• Your task: Take the material below and retype it in full; pictures are left out.

## start Supplied material

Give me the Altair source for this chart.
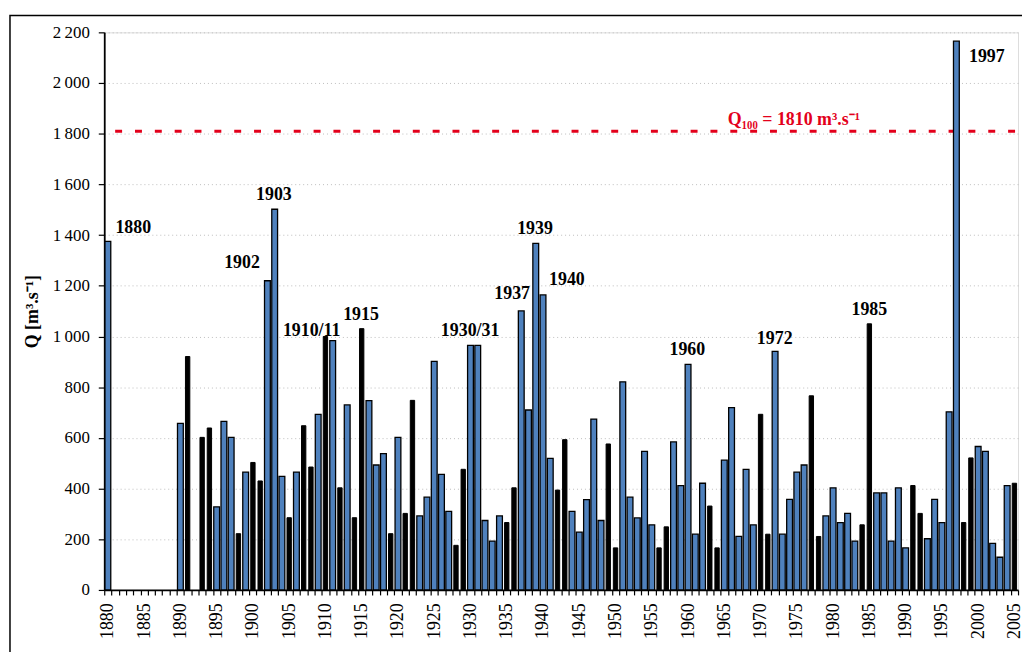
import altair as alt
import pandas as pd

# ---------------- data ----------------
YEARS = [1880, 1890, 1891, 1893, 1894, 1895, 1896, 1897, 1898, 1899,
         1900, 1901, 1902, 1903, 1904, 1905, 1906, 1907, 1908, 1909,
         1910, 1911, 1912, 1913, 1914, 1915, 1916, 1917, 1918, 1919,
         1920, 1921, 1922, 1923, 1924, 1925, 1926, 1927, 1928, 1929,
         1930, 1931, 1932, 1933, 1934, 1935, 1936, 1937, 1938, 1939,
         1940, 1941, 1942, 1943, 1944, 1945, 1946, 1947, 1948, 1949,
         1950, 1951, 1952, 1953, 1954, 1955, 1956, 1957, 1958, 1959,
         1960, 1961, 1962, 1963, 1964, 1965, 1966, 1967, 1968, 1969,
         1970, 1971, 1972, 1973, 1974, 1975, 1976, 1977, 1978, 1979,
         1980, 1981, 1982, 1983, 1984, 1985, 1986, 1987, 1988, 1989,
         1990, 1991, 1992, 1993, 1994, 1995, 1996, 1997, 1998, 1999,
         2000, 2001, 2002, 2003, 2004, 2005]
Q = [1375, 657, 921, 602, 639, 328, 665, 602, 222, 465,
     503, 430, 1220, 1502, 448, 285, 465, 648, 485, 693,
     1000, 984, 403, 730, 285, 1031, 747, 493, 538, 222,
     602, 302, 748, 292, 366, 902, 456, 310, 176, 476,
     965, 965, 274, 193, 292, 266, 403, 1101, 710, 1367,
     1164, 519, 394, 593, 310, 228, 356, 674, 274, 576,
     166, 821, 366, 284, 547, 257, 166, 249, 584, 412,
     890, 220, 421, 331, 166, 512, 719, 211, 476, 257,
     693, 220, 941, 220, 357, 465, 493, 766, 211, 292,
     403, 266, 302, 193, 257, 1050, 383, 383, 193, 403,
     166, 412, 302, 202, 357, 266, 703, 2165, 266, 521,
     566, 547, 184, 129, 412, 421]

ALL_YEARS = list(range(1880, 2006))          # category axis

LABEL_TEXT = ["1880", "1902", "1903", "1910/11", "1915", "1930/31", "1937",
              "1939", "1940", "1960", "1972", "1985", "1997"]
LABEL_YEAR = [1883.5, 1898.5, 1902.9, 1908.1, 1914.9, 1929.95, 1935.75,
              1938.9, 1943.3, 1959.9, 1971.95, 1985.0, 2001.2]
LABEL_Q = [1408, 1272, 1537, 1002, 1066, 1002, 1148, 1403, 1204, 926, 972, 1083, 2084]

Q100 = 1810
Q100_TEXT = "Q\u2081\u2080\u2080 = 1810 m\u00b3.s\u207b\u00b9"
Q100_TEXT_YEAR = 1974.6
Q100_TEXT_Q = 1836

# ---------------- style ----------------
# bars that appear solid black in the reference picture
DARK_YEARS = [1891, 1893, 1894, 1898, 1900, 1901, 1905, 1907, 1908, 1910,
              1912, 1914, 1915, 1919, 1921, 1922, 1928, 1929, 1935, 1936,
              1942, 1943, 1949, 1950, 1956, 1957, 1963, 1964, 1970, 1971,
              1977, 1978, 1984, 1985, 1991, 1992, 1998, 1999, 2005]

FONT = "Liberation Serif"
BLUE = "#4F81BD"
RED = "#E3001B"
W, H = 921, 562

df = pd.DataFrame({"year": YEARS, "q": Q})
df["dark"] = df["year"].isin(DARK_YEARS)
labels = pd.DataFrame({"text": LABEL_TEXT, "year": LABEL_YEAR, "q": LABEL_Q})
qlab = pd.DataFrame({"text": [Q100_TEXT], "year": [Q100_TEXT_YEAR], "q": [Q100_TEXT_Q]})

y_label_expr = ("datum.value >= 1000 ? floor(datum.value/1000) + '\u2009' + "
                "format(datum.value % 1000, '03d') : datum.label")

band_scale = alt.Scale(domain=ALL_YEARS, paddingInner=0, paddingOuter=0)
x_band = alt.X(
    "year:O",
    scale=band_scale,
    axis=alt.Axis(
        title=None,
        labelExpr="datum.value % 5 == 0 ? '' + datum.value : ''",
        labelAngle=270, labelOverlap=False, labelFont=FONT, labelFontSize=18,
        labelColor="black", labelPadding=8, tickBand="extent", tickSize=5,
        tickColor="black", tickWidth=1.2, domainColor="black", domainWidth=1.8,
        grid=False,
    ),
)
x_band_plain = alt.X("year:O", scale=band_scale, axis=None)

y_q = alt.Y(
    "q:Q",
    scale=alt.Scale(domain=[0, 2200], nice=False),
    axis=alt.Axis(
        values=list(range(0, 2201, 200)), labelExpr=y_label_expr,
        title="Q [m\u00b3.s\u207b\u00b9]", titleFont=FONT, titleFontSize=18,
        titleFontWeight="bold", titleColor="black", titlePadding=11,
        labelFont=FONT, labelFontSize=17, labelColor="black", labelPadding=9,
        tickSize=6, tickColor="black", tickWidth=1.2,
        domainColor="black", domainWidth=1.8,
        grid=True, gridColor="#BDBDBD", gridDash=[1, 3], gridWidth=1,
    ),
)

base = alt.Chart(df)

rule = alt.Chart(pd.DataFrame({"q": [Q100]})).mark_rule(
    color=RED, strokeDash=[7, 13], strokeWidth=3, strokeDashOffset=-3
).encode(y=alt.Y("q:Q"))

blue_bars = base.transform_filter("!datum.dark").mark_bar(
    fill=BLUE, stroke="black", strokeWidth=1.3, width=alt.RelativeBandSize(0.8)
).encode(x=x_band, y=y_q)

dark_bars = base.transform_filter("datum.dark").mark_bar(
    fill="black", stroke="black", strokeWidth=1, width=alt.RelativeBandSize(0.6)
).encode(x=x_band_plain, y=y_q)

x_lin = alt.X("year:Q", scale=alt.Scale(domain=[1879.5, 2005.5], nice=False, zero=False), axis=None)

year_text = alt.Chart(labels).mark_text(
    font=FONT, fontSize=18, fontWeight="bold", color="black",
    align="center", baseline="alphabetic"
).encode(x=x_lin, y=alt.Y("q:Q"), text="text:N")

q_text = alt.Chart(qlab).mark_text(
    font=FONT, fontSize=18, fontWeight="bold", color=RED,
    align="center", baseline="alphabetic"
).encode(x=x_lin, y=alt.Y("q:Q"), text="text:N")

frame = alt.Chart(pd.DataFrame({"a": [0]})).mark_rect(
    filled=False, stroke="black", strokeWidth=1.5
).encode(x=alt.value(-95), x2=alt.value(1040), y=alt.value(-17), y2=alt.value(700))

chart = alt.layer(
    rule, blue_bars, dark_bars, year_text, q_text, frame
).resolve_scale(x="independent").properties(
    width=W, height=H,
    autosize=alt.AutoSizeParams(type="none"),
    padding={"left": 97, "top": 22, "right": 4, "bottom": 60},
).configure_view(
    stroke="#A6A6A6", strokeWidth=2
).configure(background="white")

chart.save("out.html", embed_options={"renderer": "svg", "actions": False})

## end Supplied material

• Finished task:
Give me the Altair source for this chart.
import altair as alt
import pandas as pd

# ---------------- data ----------------
YEARS = [1880, 1890, 1891, 1893, 1894, 1895, 1896, 1897, 1898, 1899,
         1900, 1901, 1902, 1903, 1904, 1905, 1906, 1907, 1908, 1909,
         1910, 1911, 1912, 1913, 1914, 1915, 1916, 1917, 1918, 1919,
         1920, 1921, 1922, 1923, 1924, 1925, 1926, 1927, 1928, 1929,
         1930, 1931, 1932, 1933, 1934, 1935, 1936, 1937, 1938, 1939,
         1940, 1941, 1942, 1943, 1944, 1945, 1946, 1947, 1948, 1949,
         1950, 1951, 1952, 1953, 1954, 1955, 1956, 1957, 1958, 1959,
         1960, 1961, 1962, 1963, 1964, 1965, 1966, 1967, 1968, 1969,
         1970, 1971, 1972, 1973, 1974, 1975, 1976, 1977, 1978, 1979,
         1980, 1981, 1982, 1983, 1984, 1985, 1986, 1987, 1988, 1989,
         1990, 1991, 1992, 1993, 1994, 1995, 1996, 1997, 1998, 1999,
         2000, 2001, 2002, 2003, 2004, 2005]
Q = [1375, 657, 921, 602, 639, 328, 665, 602, 222, 465,
     503, 430, 1220, 1502, 448, 285, 465, 648, 485, 693,
     1000, 984, 403, 730, 285, 1031, 747, 493, 538, 222,
     602, 302, 748, 292, 366, 902, 456, 310, 176, 476,
     965, 965, 274, 193, 292, 266, 403, 1101, 710, 1367,
     1164, 519, 394, 593, 310, 228, 356, 674, 274, 576,
     166, 821, 366, 284, 547, 257, 166, 249, 584, 412,
     890, 220, 421, 331, 166, 512, 719, 211, 476, 257,
     693, 220, 941, 220, 357, 465, 493, 766, 211, 292,
     403, 266, 302, 193, 257, 1050, 383, 383, 193, 403,
     166, 412, 302, 202, 357, 266, 703, 2165, 266, 521,
     566, 547, 184, 129, 412, 421]

ALL_YEARS = list(range(1880, 2006))          # category axis

LABEL_TEXT = ["1880", "1902", "1903", "1910/11", "1915", "1930/31", "1937",
              "1939", "1940", "1960", "1972", "1985", "1997"]
LABEL_YEAR = [1883.5, 1898.5, 1902.9, 1908.1, 1914.9, 1929.95, 1935.75,
              1938.9, 1943.3, 1959.9, 1971.95, 1985.0, 2001.2]
LABEL_Q = [1408, 1272, 1537, 1002, 1066, 1002, 1148, 1403, 1204, 926, 972, 1083, 2084]

Q100 = 1810
Q100_TEXT = "Q\u2081\u2080\u2080 = 1810 m\u00b3.s\u207b\u00b9"
Q100_TEXT_YEAR = 1974.6
Q100_TEXT_Q = 1836

# ---------------- style ----------------
# bars that appear solid black in the reference picture
DARK_YEARS = [1891, 1893, 1894, 1898, 1900, 1901, 1905, 1907, 1908, 1910,
              1912, 1914, 1915, 1919, 1921, 1922, 1928, 1929, 1935, 1936,
              1942, 1943, 1949, 1950, 1956, 1957, 1963, 1964, 1970, 1971,
              1977, 1978, 1984, 1985, 1991, 1992, 1998, 1999, 2005]

FONT = "Liberation Serif"
BLUE = "#4F81BD"
RED = "#E3001B"
W, H = 921, 562

df = pd.DataFrame({"year": YEARS, "q": Q})
df["dark"] = df["year"].isin(DARK_YEARS)
labels = pd.DataFrame({"text": LABEL_TEXT, "year": LABEL_YEAR, "q": LABEL_Q})
qlab = pd.DataFrame({"text": [Q100_TEXT], "year": [Q100_TEXT_YEAR], "q": [Q100_TEXT_Q]})

y_label_expr = ("datum.value >= 1000 ? floor(datum.value/1000) + '\u2009' + "
                "format(datum.value % 1000, '03d') : datum.label")

band_scale = alt.Scale(domain=ALL_YEARS, paddingInner=0, paddingOuter=0)
x_band = alt.X(
    "year:O",
    scale=band_scale,
    axis=alt.Axis(
        title=None,
        labelExpr="datum.value % 5 == 0 ? '' + datum.value : ''",
        labelAngle=270, labelOverlap=False, labelFont=FONT, labelFontSize=18,
        labelColor="black", labelPadding=8, tickBand="extent", tickSize=5,
        tickColor="black", tickWidth=1.2, domainColor="black", domainWidth=1.8,
        grid=False,
    ),
)
x_band_plain = alt.X("year:O", scale=band_scale, axis=None)

y_q = alt.Y(
    "q:Q",
    scale=alt.Scale(domain=[0, 2200], nice=False),
    axis=alt.Axis(
        values=list(range(0, 2201, 200)), labelExpr=y_label_expr,
        title="Q [m\u00b3.s\u207b\u00b9]", titleFont=FONT, titleFontSize=18,
        titleFontWeight="bold", titleColor="black", titlePadding=11,
        labelFont=FONT, labelFontSize=17, labelColor="black", labelPadding=9,
        tickSize=6, tickColor="black", tickWidth=1.2,
        domainColor="black", domainWidth=1.8,
        grid=True, gridColor="#BDBDBD", gridDash=[1, 3], gridWidth=1,
    ),
)

base = alt.Chart(df)

rule = alt.Chart(pd.DataFrame({"q": [Q100]})).mark_rule(
    color=RED, strokeDash=[7, 13], strokeWidth=3, strokeDashOffset=-3
).encode(y=alt.Y("q:Q"))

blue_bars = base.transform_filter("!datum.dark").mark_bar(
    fill=BLUE, stroke="black", strokeWidth=1.3, width=alt.RelativeBandSize(0.8)
).encode(x=x_band, y=y_q)

dark_bars = base.transform_filter("datum.dark").mark_bar(
    fill="black", stroke="black", strokeWidth=1, width=alt.RelativeBandSize(0.6)
).encode(x=x_band_plain, y=y_q)

x_lin = alt.X("year:Q", scale=alt.Scale(domain=[1879.5, 2005.5], nice=False, zero=False), axis=None)

year_text = alt.Chart(labels).mark_text(
    font=FONT, fontSize=18, fontWeight="bold", color="black",
    align="center", baseline="alphabetic"
).encode(x=x_lin, y=alt.Y("q:Q"), text="text:N")

q_text = alt.Chart(qlab).mark_text(
    font=FONT, fontSize=18, fontWeight="bold", color=RED,
    align="center", baseline="alphabetic"
).encode(x=x_lin, y=alt.Y("q:Q"), text="text:N")

frame = alt.Chart(pd.DataFrame({"a": [0]})).mark_rect(
    filled=False, stroke="black", strokeWidth=1.5
).encode(x=alt.value(-95), x2=alt.value(1040), y=alt.value(-17), y2=alt.value(700))

chart = alt.layer(
    rule, blue_bars, dark_bars, year_text, q_text, frame
).resolve_scale(x="independent").properties(
    width=W, height=H,
    autosize=alt.AutoSizeParams(type="none"),
    padding={"left": 97, "top": 22, "right": 4, "bottom": 60},
).configure_view(
    stroke="#A6A6A6", strokeWidth=2
).configure(background="white")

chart.save("out.html", embed_options={"renderer": "svg", "actions": False})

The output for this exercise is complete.